A sole proprietorship is not a business structure that has a separate legal identity independent of its owner. It is simply a mechanism by which one individual conducts a business. All of the business’ relationships and benefits belong to the owner, who is personally liable for all of the business’ liabilities. For example, anyone wishing to bring a legal action against the business must name the owner of the business personally, rather than treat the business as a separate party to the suit.
Sole proprietors who wish to use names for their businesses other than their own personal names must file documents with their respective states identifying the business owner's name and that of the business. The state's interest in controlling business names is to make sure the public can identify who is legally responsible for business activity. For example, the owner of a hardware store called “John Howard’s” does not have to file a Fictitious Business Name form in California if the owner's full name is, in fact, John Howard. But he does have to register if his name is John Howard Jones, according to the Governor’s Office of Business and Economic Development of California.

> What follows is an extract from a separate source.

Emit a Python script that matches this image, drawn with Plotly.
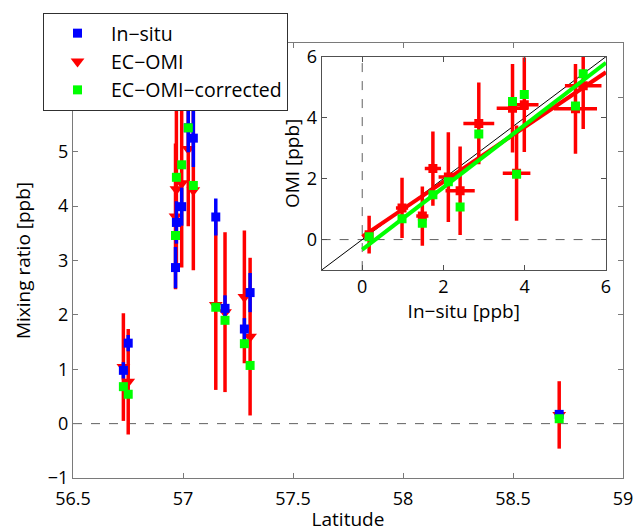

A few states, such as Kansas, Mississippi and New Mexico, do not require you to file documents to operate under an assumed name, as of August 2012.
Operating a business without registering under the rules your state prescribes may result in paying penalties to the state. For example, Colorado requires a sole proprietor to file a Statement of Trade Name before operating under a fictitious business name. Failure to file may “subject the person to monetary penalties and an injunction which stops the person from continuing to transact business,” according to the office of Colorado’s Secretary of State.